Ливонская война стала одновременно делом чести и идеей фикс Ивана Васильевича.
В 1570-х царь пытался добиться перелома личным участием в боевых действиях. Это вновь показывает, что, несмотря на изменчивый, неровный нрав и впечатлительный характер, государь не был тем фатальным трусом, каким его порой изображают. Вообще идея была плодотворной: когда сам царь возглавлял войска, отправляясь в поход, московской армии сопутствовала удача; воеводы проявляли чудеса храбрости и рвения — то ли от страха перед крутым нравом царя, то ли исполнившись уверенности в успехе кампании. Да и тактиком Иван Васильевич проявил себя недюжинным.

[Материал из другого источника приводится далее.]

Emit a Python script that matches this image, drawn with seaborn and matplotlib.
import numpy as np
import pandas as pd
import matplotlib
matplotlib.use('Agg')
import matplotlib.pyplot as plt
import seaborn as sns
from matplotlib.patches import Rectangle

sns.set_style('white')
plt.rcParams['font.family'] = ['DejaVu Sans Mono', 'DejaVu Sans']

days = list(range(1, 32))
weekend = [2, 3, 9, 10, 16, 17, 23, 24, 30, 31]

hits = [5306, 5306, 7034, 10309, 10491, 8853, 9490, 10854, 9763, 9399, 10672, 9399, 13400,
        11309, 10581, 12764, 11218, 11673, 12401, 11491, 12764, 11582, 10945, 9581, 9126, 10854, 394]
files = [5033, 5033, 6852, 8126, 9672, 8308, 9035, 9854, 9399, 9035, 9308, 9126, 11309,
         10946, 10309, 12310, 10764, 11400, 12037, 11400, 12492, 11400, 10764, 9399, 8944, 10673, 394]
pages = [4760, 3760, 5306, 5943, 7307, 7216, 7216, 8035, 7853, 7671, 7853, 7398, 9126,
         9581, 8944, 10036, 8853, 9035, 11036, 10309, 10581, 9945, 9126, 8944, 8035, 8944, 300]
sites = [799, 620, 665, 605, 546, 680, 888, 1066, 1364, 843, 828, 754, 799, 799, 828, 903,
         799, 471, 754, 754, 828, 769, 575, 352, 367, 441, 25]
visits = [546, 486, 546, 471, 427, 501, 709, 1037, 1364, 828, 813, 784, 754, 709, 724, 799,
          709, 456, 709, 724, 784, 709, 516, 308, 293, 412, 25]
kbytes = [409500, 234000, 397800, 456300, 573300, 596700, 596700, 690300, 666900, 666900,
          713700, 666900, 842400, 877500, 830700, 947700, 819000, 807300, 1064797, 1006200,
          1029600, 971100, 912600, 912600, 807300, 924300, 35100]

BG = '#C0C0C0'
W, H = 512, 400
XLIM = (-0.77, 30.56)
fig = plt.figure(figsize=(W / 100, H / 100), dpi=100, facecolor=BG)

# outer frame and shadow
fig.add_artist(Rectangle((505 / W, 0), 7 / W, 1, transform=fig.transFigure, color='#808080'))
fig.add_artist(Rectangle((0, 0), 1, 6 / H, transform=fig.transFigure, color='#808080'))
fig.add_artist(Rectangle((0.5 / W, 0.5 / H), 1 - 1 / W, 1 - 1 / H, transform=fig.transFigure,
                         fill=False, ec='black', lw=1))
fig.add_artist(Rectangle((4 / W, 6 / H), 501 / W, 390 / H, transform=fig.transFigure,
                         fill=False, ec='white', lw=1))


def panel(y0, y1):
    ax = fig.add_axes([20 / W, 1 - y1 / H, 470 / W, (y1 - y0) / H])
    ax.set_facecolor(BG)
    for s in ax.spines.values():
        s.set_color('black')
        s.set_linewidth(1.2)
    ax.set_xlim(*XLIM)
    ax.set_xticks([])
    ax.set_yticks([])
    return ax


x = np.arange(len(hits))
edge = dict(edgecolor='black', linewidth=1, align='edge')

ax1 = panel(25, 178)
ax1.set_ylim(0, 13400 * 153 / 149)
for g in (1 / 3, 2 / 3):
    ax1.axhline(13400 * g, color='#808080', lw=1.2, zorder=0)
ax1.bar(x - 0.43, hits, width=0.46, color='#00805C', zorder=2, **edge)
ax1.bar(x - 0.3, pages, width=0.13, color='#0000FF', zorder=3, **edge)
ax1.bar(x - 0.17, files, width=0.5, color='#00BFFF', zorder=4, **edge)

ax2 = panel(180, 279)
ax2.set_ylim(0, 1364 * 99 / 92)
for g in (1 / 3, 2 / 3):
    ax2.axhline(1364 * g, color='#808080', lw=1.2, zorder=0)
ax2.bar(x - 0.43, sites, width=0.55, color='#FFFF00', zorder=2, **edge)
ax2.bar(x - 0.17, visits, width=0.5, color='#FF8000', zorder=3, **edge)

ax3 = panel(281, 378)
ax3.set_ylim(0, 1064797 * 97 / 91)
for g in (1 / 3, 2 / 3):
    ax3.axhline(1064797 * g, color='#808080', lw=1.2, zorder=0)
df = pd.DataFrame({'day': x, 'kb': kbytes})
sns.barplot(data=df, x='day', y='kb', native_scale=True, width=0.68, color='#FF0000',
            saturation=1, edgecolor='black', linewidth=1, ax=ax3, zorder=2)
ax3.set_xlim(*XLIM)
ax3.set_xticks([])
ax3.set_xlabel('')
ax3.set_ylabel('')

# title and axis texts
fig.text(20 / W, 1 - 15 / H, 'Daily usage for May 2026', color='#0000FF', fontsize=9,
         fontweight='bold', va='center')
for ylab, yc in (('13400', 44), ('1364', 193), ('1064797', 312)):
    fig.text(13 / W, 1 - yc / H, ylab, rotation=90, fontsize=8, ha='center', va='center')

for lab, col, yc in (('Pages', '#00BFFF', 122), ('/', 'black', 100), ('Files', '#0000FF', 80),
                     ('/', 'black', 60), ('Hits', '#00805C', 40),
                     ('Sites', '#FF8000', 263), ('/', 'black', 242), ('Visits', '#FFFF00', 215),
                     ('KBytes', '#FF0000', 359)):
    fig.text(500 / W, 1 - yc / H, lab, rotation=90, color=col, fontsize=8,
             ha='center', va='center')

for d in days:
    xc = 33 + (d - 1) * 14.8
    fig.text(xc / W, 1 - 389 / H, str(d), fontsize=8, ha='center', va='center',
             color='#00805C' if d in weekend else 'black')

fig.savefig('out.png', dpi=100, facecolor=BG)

В 1572 году он возглавил зимний поход на Ливонию, в результате которого была взята Пайда (Вайссенштайн). При штурме крепости 1 января 1573 года «на пролом» были расписаны виднейшие опричники «первого призыва». Среди них Михаил Андреевич Безнин, Роман Васильевич Алферьев, Василий Григорьевич Грязной. Тогда же погиб главный «фаворит» государя Григорий Лукьянович Скуратов-Вельский по прозвищу Малюта. Царь, видимо, хотел приучить старых своих любимцев к новому положению: мол, будете служить как все, а если надо, жизнь ставить на кон тоже придется на общих основаниях. Удачным продолжением взятия Пайды стал поход объединенной армии Магнуса Ливонского и русского корпуса H. Р. Юрьева на Каркус. Эта крепость также пала. Русские воеводы предприняли в середине 1570-х несколько удачных экспедиций на этом фронте, действуя сравнительно небольшими силами. В 1575 году H. Р. Юрьеву удалось взять Пернов, правда, положив немало своих бойцов при штурме. В 1576 году капитулировали порт Гапсаль, города Коловерь, Лиговерь и Падца. Таким образом, наши армии медленно, но верно выталкивали шведов из Ливонии.